Писанейце Афанаськи

Месяца ноября во десятый день. Писанейце Афанаськи, сына Никитина.
Благослови, святой отец, благослови мя грешника. Освяти мя молитвами своими, понеж пришлец я во чужой земле индицкой!

Вымок я, яко от потопа, от дождеца здешнего. Хляби небесные вот уж три месяца неприкрыты. Чюдно!  Сижу, что Авраам у дуба Маврийска. Несть на мне ни нитки, только крест с гойтаном. Нагишом тута все ходят, потому как от одежи еще большая сырость да хвора. Аще не Господь помогал бы ми, вмале вселилася бы в ад душа моя. Еле-еле оклемался. Ничего. А то трясло мя, яко смоковницу, да не одну неделю. То, вроде, отпустит, а то опять прихватит. Великая беда, куда!

Вся плоть моя в изнемогла, да и печаль нашла. И не то воздремашеся, не то на яви, чую, борется со мною кто-то. Как с Иаковем в нощи! Бес ли, ангел ли, человече ли – не знаю. Да и борьба та – не то плотьска, не то духовна – не пойму. А отпустить борящегося не отпускаю. Да так мне хорошо-от в борьбе той стало, чувствую, не то рай словесный, не то прелесть. Да и забылся я. А как очи отверз, ан, лик черный, что с иконы страшного суда, прямо супротив мого носа. Я ему: изыди, а он по своему бельмесь-бельмесь. Понял я, что человечино это. Девка-рабичище! Здешние то – нелепотны они. Сведал я потом, что для сугреву мого ее хозяин харчевни прислал. Яко было мне совсем невмоготу, то что Давиду старому мне юницу на ложе положили, дабы согревала. Не знал я того. Хотел погнать ее, да тут опять болезнищье надвиноло, так что сказать ничего не могу – зуб на зуб не попадает. Ну, лежи, думаю, басурманка, Бог с тобой. Оно и взаправду тепло. А она жмется ко мне, что есть ни в чем, нагая то бишь, и как бы лучше мне от того. Ох мне, грешному. Наваждение.
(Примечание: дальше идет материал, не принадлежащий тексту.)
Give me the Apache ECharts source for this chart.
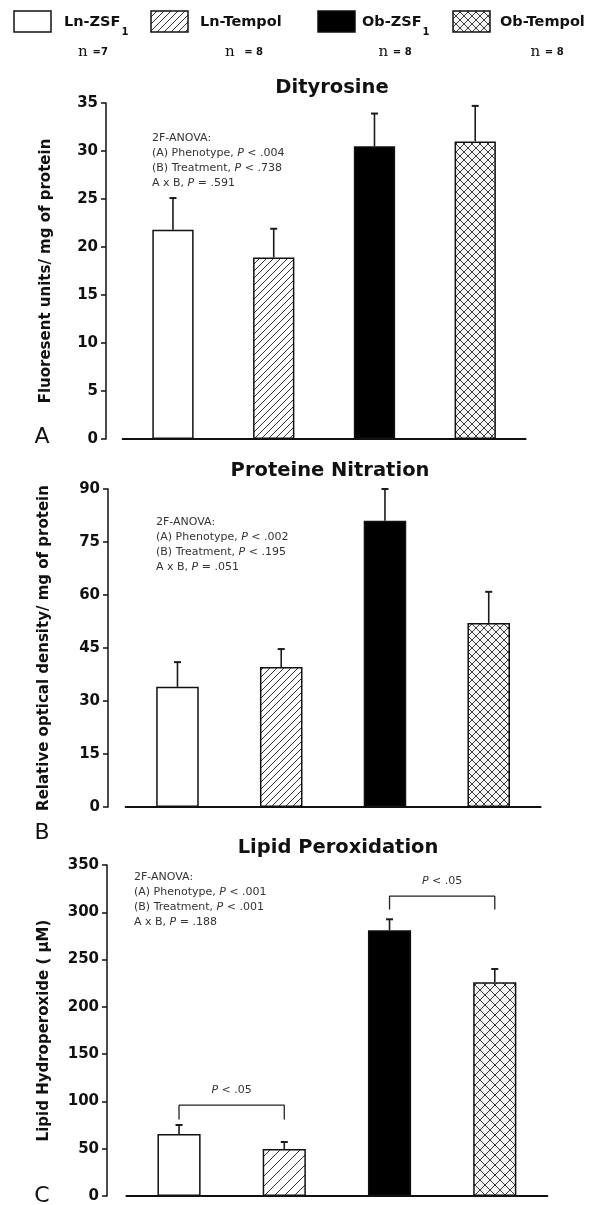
<!DOCTYPE html>
<html>
<head>
<meta charset="utf-8">
<title>Dityrosine, protein nitration, lipid peroxidation</title>
<script src="https://cdn.jsdelivr.net/npm/echarts@6/dist/echarts.min.js"></script>
<style>
  html, body { margin: 0; padding: 0; background: #fff; }
  #chart { width: 602px; height: 1205px; }
</style>
</head>
<body>
<div id="chart"></div>
<script>
// groups, left to right
const groups = ['Ln-ZSF1', 'Ln-Tempol', 'Ob-ZSF1', 'Ob-Tempol'];
const groupN = ['n =7', 'n  = 8', 'n = 8', 'n = 8'];

// A: dityrosine (mean, SEM)
const dityrosineMean = [21.8, 18.9, 30.5, 31.0];
const dityrosineSem = [3.3, 3.0, 3.4, 3.7];
// B: protein nitration
const nitrationMean = [34.0, 39.6, 81.0, 52.1];
const nitrationSem = [7.0, 5.1, 9.0, 8.8];
// C: lipid peroxidation
const lipidMean = [65.5, 49.7, 281, 226];
const lipidSem = [9.6, 7.4, 11.6, 14];

// y ticks per panel
const yTicksA = [0, 35, 5];
const yTicksB = [0, 90, 15];
const yTicksC = [0, 350, 50];

// significance brackets in C: [fromIdx, toIdx, legBottom, top]
const lipidBrackets = [[0, 1, 81, 96], [2, 3, 303, 317]];

const SANS = 'DejaVu Sans';

// fill patterns
function hatch(step) {
  const c = document.createElement('canvas');
  c.width = c.height = step;
  const g = c.getContext('2d');
  g.fillStyle = '#fff';
  g.fillRect(0, 0, step, step);
  g.strokeStyle = '#333';
  g.lineWidth = 1;
  g.beginPath();
  g.moveTo(0, step); g.lineTo(step, 0);
  g.moveTo(-1, 1); g.lineTo(1, -1);
  g.moveTo(step - 1, step + 1); g.lineTo(step + 1, step - 1);
  g.stroke();
  return { image: c, repeat: 'repeat' };
}
function cross(step) {
  const c = document.createElement('canvas');
  c.width = c.height = step;
  const g = c.getContext('2d');
  g.fillStyle = '#f4f4f4';
  g.fillRect(0, 0, step, step);
  g.strokeStyle = '#3a3a3a';
  g.lineWidth = 1;
  g.beginPath();
  g.moveTo(0, step); g.lineTo(step, 0);
  g.moveTo(-1, 1); g.lineTo(1, -1);
  g.moveTo(step - 1, step + 1); g.lineTo(step + 1, step - 1);
  g.moveTo(0, 0); g.lineTo(step, step);
  g.moveTo(-1, step - 1); g.lineTo(1, step + 1);
  g.moveTo(step - 1, -1); g.lineTo(step + 1, 1);
  g.stroke();
  return { image: c, repeat: 'repeat' };
}

const fillsAB = ['#fff', hatch(7), '#000', cross(8)];
const fillsC = ['#fff', hatch(10), '#000', cross(10)];

const panels = [
  { mean: dityrosineMean, sem: dityrosineSem, ticks: yTicksA, fills: fillsAB,
    grid: { left: 122.6, top: 103, width: 403, height: 336 }, offset: 16.6, gap: 52,
    name: 'Fluoresent units/ mg of protein' },
  { mean: nitrationMean, sem: nitrationSem, ticks: yTicksB, fills: fillsAB,
    grid: { left: 125.6, top: 489, width: 415, height: 318 }, offset: 17.6, gap: 56,
    name: 'Relative optical density/ mg of protein' },
  { mean: lipidMean, sem: lipidSem, ticks: yTicksC, fills: fillsC,
    grid: { left: 126.4, top: 865, width: 421, height: 331 }, offset: 19.4, gap: 55,
    name: 'Lipid Hydroperoxide ( µM)' }
];

function errRender(params, api) {
  const base = api.coord([api.value(0), api.value(1)]);
  const top = api.coord([api.value(0), api.value(2)]);
  const st = { stroke: '#1a1a1a', lineWidth: 1.6 };
  return {
    type: 'group',
    children: [
      { type: 'line', shape: { x1: base[0], y1: base[1], x2: top[0], y2: top[1] }, style: st },
      { type: 'line', shape: { x1: top[0] - 3.5, y1: top[1], x2: top[0] + 3.5, y2: top[1] }, style: { stroke: '#1a1a1a', lineWidth: 2 } }
    ]
  };
}

const grids = [], xAxes = [], yAxes = [], series = [];
panels.forEach((p, k) => {
  grids.push(p.grid);
  xAxes.push({
    type: 'category', gridIndex: k, data: groups,
    axisLine: { lineStyle: { color: '#111', width: 2 } },
    axisTick: { show: false }, axisLabel: { show: false }
  });
  yAxes.push({
    type: 'value', gridIndex: k, min: p.ticks[0], max: p.ticks[1], interval: p.ticks[2],
    offset: p.offset,
    name: p.name, nameLocation: 'middle', nameGap: p.gap,
    nameTextStyle: { fontFamily: SANS, fontWeight: 'bold', fontSize: 15, color: '#111' },
    axisLine: { show: true, lineStyle: { color: '#111', width: 1.5 } },
    axisTick: { show: true, length: 5, lineStyle: { color: '#111', width: 1.5 } },
    axisLabel: { fontFamily: SANS, fontWeight: 'bold', fontSize: 15, color: '#111', margin: 8 },
    splitLine: { show: false }
  });
  series.push({
    type: 'custom', xAxisIndex: k, yAxisIndex: k, z: 1,
    renderItem: errRender,
    data: p.mean.map((m, i) => [i, m, m + p.sem[i]])
  });
  series.push({
    type: 'bar', xAxisIndex: k, yAxisIndex: k, barWidth: '41%', z: 2,
    itemStyle: { borderColor: '#111', borderWidth: 1.5 },
    data: p.mean.map((m, i) => ({ value: m, itemStyle: { color: p.fills[i] } }))
  });
});

lipidBrackets.forEach(b => {
  series.push({
    type: 'line', xAxisIndex: 2, yAxisIndex: 2, symbol: 'none', silent: true,
    lineStyle: { color: '#222', width: 1.3 },
    data: [[b[0], b[2]], [b[0], b[3]], [b[1], b[3]], [b[1], b[2]]]
  });
});

// legend drawn by hand: boxes, labels with subscript, n counts
const measure = document.createElement('canvas').getContext('2d');
function textW(txt, font) { measure.font = font; return measure.measureText(txt).width; }

const legendBox = [14, 151, 318, 453];
const legendText = [64, 200, 362, 500];
const legendN = [93, 244, 395, 547];
const legendFills = ['#fff', hatch(7), '#000', cross(8)];
const graphic = [];
const labFont = 'bold 14.5px "DejaVu Sans"';
groups.forEach((g, i) => {
  graphic.push({ type: 'rect', shape: { x: legendBox[i], y: 11, width: 37, height: 21 },
    style: { fill: legendFills[i], stroke: '#111', lineWidth: 1.5 } });
  const sub = /1$/.test(g);
  const main = sub ? g.slice(0, -1) : g;
  graphic.push({ type: 'text', x: legendText[i], y: 22,
    style: { text: main, font: labFont, fill: '#111', verticalAlign: 'middle' } });
  if (sub) {
    graphic.push({ type: 'text', x: legendText[i] + textW(main, labFont) + 1, y: 32,
      style: { text: '1', font: 'bold 10px "DejaVu Sans"', fill: '#111', verticalAlign: 'middle' } });
  }
  const parts = groupN[i].split('=');
  graphic.push({ type: 'text', x: legendN[i], y: 52,
    style: { text: '{n|' + parts[0] + '}{e|=' + parts[1] + '}', align: 'center', verticalAlign: 'middle',
      rich: { n: { fontFamily: 'DejaVu Serif', fontSize: 15, fill: '#111' },
              e: { fontFamily: SANS, fontWeight: 'bold', fontSize: 10, fill: '#111' } } } });
});

// titles, panel letters, ANOVA notes
const titles = [['Dityrosine', 332, 88], ['Proteine Nitration', 330, 471], ['Lipid Peroxidation', 338, 848]];
titles.forEach(t => graphic.push({ type: 'text', x: t[1], y: t[2],
  style: { text: t[0], font: 'bold 19.5px "DejaVu Sans"', fill: '#111', align: 'center', verticalAlign: 'middle' } }));
[['A', 42, 437], ['B', 42, 833], ['C', 42, 1196]].forEach(t => graphic.push({ type: 'text', x: t[1], y: t[2],
  style: { text: t[0], font: '22px "DejaVu Sans"', fill: '#111', align: 'center', verticalAlign: 'middle' } }));

const notes = [
  [152, 131, ['.004', '.738', '.591']],
  [156, 515, ['.002', '.195', '.051']],
  [134, 870, ['.001', '.001', '.188']]
];
notes.forEach(n => graphic.push({ type: 'text', x: n[0], y: n[1],
  style: {
    text: '2F-ANOVA:\n(A) Phenotype, {i|P} < ' + n[2][0] + '\n(B) Treatment, {i|P} < ' + n[2][1] + '\nA x B, {i|P} = ' + n[2][2],
    fontFamily: SANS, fontSize: 11, fill: '#333', lineHeight: 15,
    rich: { i: { fontStyle: 'italic', fontFamily: SANS, fontSize: 11, fill: '#333', lineHeight: 15 } }
  } }));

const chart = echarts.init(document.getElementById('chart'));
chart.setOption({
  animation: false,
  backgroundColor: '#fff',
  grid: grids, xAxis: xAxes, yAxis: yAxes, series: series,
  graphic: graphic
});

// "P < .05" labels centred over each bracket
lipidBrackets.forEach(b => {
  const a = chart.convertToPixel({ xAxisIndex: 2, yAxisIndex: 2 }, [b[0], b[3]]);
  const c = chart.convertToPixel({ xAxisIndex: 2, yAxisIndex: 2 }, [b[1], b[3]]);
  graphic.push({ type: 'text', x: (a[0] + c[0]) / 2, y: a[1] - 15,
    style: { text: '{i|P} < .05', align: 'center', verticalAlign: 'middle', fontFamily: SANS, fontSize: 11, fill: '#333',
      rich: { i: { fontStyle: 'italic', fontFamily: SANS, fontSize: 11, fill: '#333' } } } });
});
chart.setOption({ graphic: graphic });
</script>
</body>
</html>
Да потом, как мне полегчело, и чрево мое наполняла, ходила за мной. А как с ложа то я сам поднялся и поправляться стал, так снова ко мне полезла, но уже яко блудница вавилоньска. Я ей: дура, дурька, дурища! Какую ты хлопоту затеваешь? Не блазни меня! Руками замахал, едва остановил. А она: хозяин, мол, велел. Ах ты, говорю ей, вошь содомская, понос гоморский, сосуд сатанин! Я на твое плюсканье не гляжу! Забирай, говорю, свою тряпку срамную, да вали отсель. Это у ней одежда такая – опаясание, а опаясывать то, кроме гола тела, неча. Она плакать – хозяин, мол, если узнает, то велит бить зело больно.

А сам гляжу, вижу, как трепещет, вижу, что яко кошка она, что котов ищет. Говорю: да хошь бы убил тебя, все мало. Плачет. Призадумался: ходила она за мною, кал мой лопаткою отгребала, телеса омывала-согревала. Шалует без пути. А я, что ж я за нелюдь-от такой? Она уж у двери была, ан говорю ей: погодь, останься, да не шали боле. А с хозяином твоим я переговорю. Рабичище мне ноги целовать кинулась. Ничего. Только, говорит, ты скажи хозяину-от, что мол все я сделала, и что понравилась тебе. Ведь нравилась я тебе, когда ты спал. Много раз нравилась. А что сейчас не люба – не говори. А то велит он меня бить зело больно. Ветры гонишь, говорю, когда это ты мне нравилась? Много раз, повторяет, бачка, нравилась. Очень нравилась. Ах ты, говорю, бесчинница. Беду на беду творишь. Сидела бы чинненко, плакала о своей глупости. О чем же плакать-от, говорит? Хотел я объяснить ей, что хоть раба она, а все ж нельзя мне с нею так лечти. Не таковы, стало, законы у нас. Да ведь у них-то свои законы. Разве ж объяснишь им чаго, басурманам? Не знают ни правды, ни кривды.

Хозяину я соврал, грех на душу взял, что, мол, больно уж мила да ласкова его девка. Вот уж тот был доволен. Да ведь я отчасти только соврал, отче, чтобы большего греху избежать: ведь девка-от добра ко мне была. И хошь не такая она на вид, что наши голубицы прелюбезные, ластовицы сдадкоглаголивые, да ведь и Писание-от говорит: черна я, да красива. Еле понемногу отдыхаю от похотей, задавляющих мя.
Скажи мне, отче, правильно ли я сделал?  Аз есмь заматоревый во днех злых, хощу с тобою совсельник бытии в пазухе Аврамове. Весь твой зде и во грядущем. Аминь!